At another experiment station in the same room, Victoria Guardi and Ariah Johnson, both 8th graders at James A. Foshay Learning Center, ranked the plastic tub of sheep brains as their favorite part of the event.
“Because you actually get to touch it and you get to see what’s really on the sheep brain,” says Guardi. “And it gives you and idea of what you’re brain is like, too, because it’s similar,” added Johnson.
The students, from several lower income Los Angeles schools, quizzed the five attending brain doctors with such questions as:
“How exactly to brain aneurysms form, exactly?”
“Does the brain feel pain during surgery?”
“How much does the human brain weigh?”
And the burning question of the day? “How much money do doctors make in a year?” that query from a female student in the audience drew a round of laughter and applause – but no clear answer.
The students, too, were quizzed in a round of Family Feud, Brainworks-style, featuring neurosurgeon, Dr. Chirag Patil as host.
“First question,” says Patil, “name three parts of the brain.”
About a dozen kids raised their hands and the team got the three answers, cerebellum, brain stem and cerebrum, correct, causing Patil to proclaim: “We’ve got neuroscientists in the room already.”
“What we want to do is expose them to the wonders of science, the wonders of medicine, says Dr.
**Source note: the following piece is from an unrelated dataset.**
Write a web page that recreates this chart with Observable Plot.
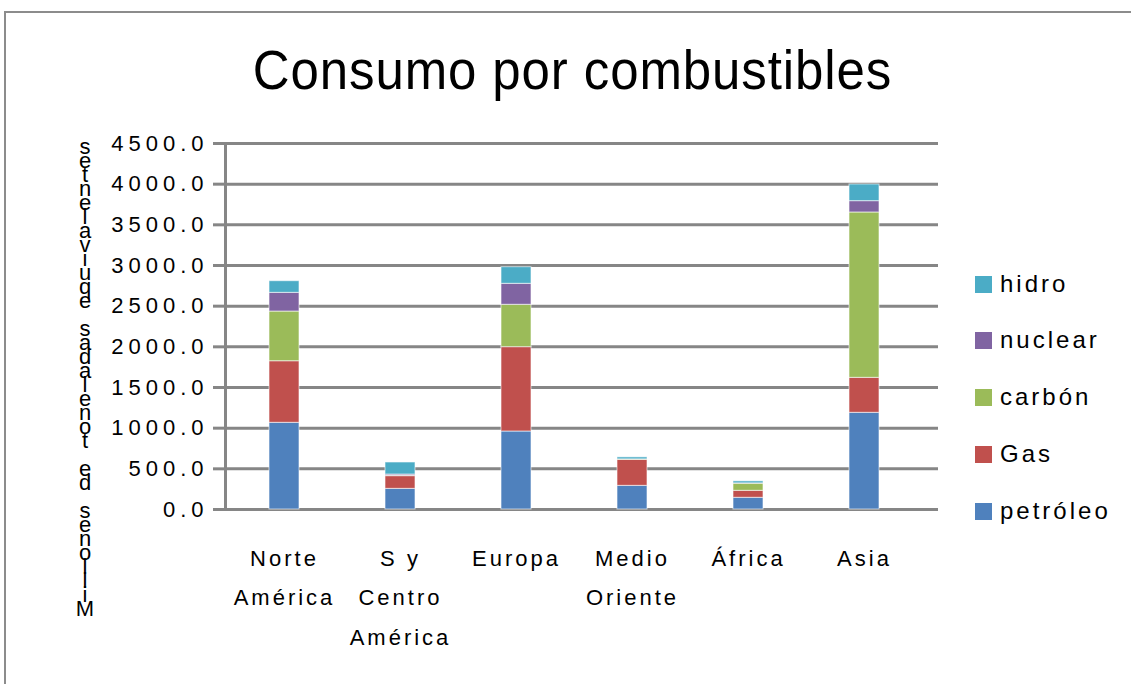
<!DOCTYPE html>
<html>
<head>
<meta charset="utf-8">
<script src="https://cdn.jsdelivr.net/npm/d3@7"></script>
<script src="https://cdn.jsdelivr.net/npm/@observablehq/plot@0.6"></script>
<style>
  html, body { margin: 0; padding: 0; background: #fff; }
  #wrap { position: relative; width: 1131px; height: 684px; overflow: hidden; font-family: "Liberation Sans", Arial, sans-serif; color: #000; }
  #border { position: absolute; left: 4px; top: 11px; width: 1200px; height: 700px; border-left: 2px solid #8c8c8c; border-top: 2px solid #8c8c8c; }
  #title { position: absolute; left: 0; width: 1145px; top: 42px; text-align: center; font-size: 56px; letter-spacing: 1px; line-height: 1; transform: scaleX(0.91); transform-origin: 572px 0; white-space: nowrap; }
  #chart { position: absolute; left: 0; top: 120px; }
  #chart svg g[aria-label="y-axis tick label"] { letter-spacing: 5px; }
  #ytitle { position: absolute; left: 70px; width: 30px; top: 140px; height: 476px; display: flex; flex-direction: column-reverse; align-items: center; font-size: 22px; }
  #ytitle span { display: block; height: 14px; line-height: 14px; overflow: visible; }
  #legend { position: absolute; left: 975px; top: 0; font-size: 24px; letter-spacing: 3px; }
  .item { position: absolute; left: 0; white-space: nowrap; display: flex; align-items: center; height: 30px; }
  .sw { width: 17px; height: 17px; margin-right: 8px; }
</style>
</head>
<body>
<div id="wrap">
  <div id="border"></div>
  <div id="title">Consumo por combustibles</div>
  <div id="ytitle"></div>
  <div id="chart"></div>
  <div id="legend"></div>
</div>
<script>
const categories = ["Norte\nAmérica", "S y\nCentro\nAmérica", "Europa", "Medio\nOriente", "África", "Asia"];
const fuels = ["petróleo", "Gas", "carbón", "nuclear", "hidro"];
const colors = ["#4F81BD", "#C0504D", "#9BBB59", "#8064A2", "#4BACC6"];
const petroleo = [1066, 254, 959, 291, 144, 1189];
const gas = [757, 156, 1037, 320, 86, 430];
const carbon = [611, 5, 521, 5, 88, 2033];
const nuclear = [230, 15, 258, 0, 3, 139];
const hidro = [143, 148, 204, 25, 25, 205];
const yTicks = [0, 500, 1000, 1500, 2000, 2500, 3000, 3500, 4000, 4500];
const yTitle = "Millones de toneladas equivalentes";

const series = [petroleo, gas, carbon, nuclear, hidro];
const data = [];
categories.forEach((c, i) => {
  fuels.forEach((f, j) => data.push({region: c, fuel: f, value: series[j][i]}));
});

const plot = Plot.plot({
  width: 1131,
  height: 564,
  marginLeft: 225,
  marginRight: 208,
  marginTop: 23,
  marginBottom: 175,
  style: {fontFamily: "'Liberation Sans', Arial, sans-serif", fontSize: "22px", letterSpacing: "3px", color: "#000", background: "transparent", overflow: "visible"},
  x: {domain: categories, paddingInner: 0.742, paddingOuter: 0.371, label: null},
  y: {domain: [0, 4500], label: null},
  color: {domain: fuels, range: colors},
  marks: [
    Plot.ruleY(yTicks, {stroke: "#868686", strokeWidth: 3, insetRight: -15}),
    Plot.barY(data, {x: "region", y: "value", fill: "fuel", stroke: "#ffffff", strokeOpacity: 0.6, strokeWidth: 1}),
    Plot.axisY({ticks: yTicks, tickFormat: d => d.toFixed(1), tickSize: 12, tickPadding: 5, stroke: "#868686", strokeWidth: 3, label: null}),
    Plot.axisX({tickSize: 0, tickPadding: 28, lineHeight: 1.8, label: null}),
    Plot.frame({anchor: "left", stroke: "#868686", strokeWidth: 3})
  ]
});
document.getElementById("chart").appendChild(plot);

const yt = document.getElementById("ytitle");
for (const ch of yTitle) {
  const s = document.createElement("span");
  s.textContent = ch === " " ? "\u00a0" : ch;
  yt.appendChild(s);
}

const legend = document.getElementById("legend");
const legendY = [284, 340, 397, 454, 511];
fuels.slice().reverse().forEach((f, k) => {
  const it = document.createElement("div");
  it.className = "item";
  it.style.top = (legendY[k] - 15) + "px";
  const sw = document.createElement("div");
  sw.className = "sw";
  sw.style.background = colors[fuels.indexOf(f)];
  const t = document.createElement("span");
  t.textContent = f;
  it.appendChild(sw);
  it.appendChild(t);
  legend.appendChild(it);
});
</script>
</body>
</html>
Keith Black, founder of the Brainworks program and chairman of the Department of Neurosurgery at Cedars-Sinai Medical Center. “To let them understand how much fun we have and how much joy we have each day coming to work, being physicians having opportunity to help people, opportunity to potentially save lives.
Black says it’s his hope the Brainworks event will someday become a nationwide program that will encourage middle school students everywhere to consider a career in science and medicine.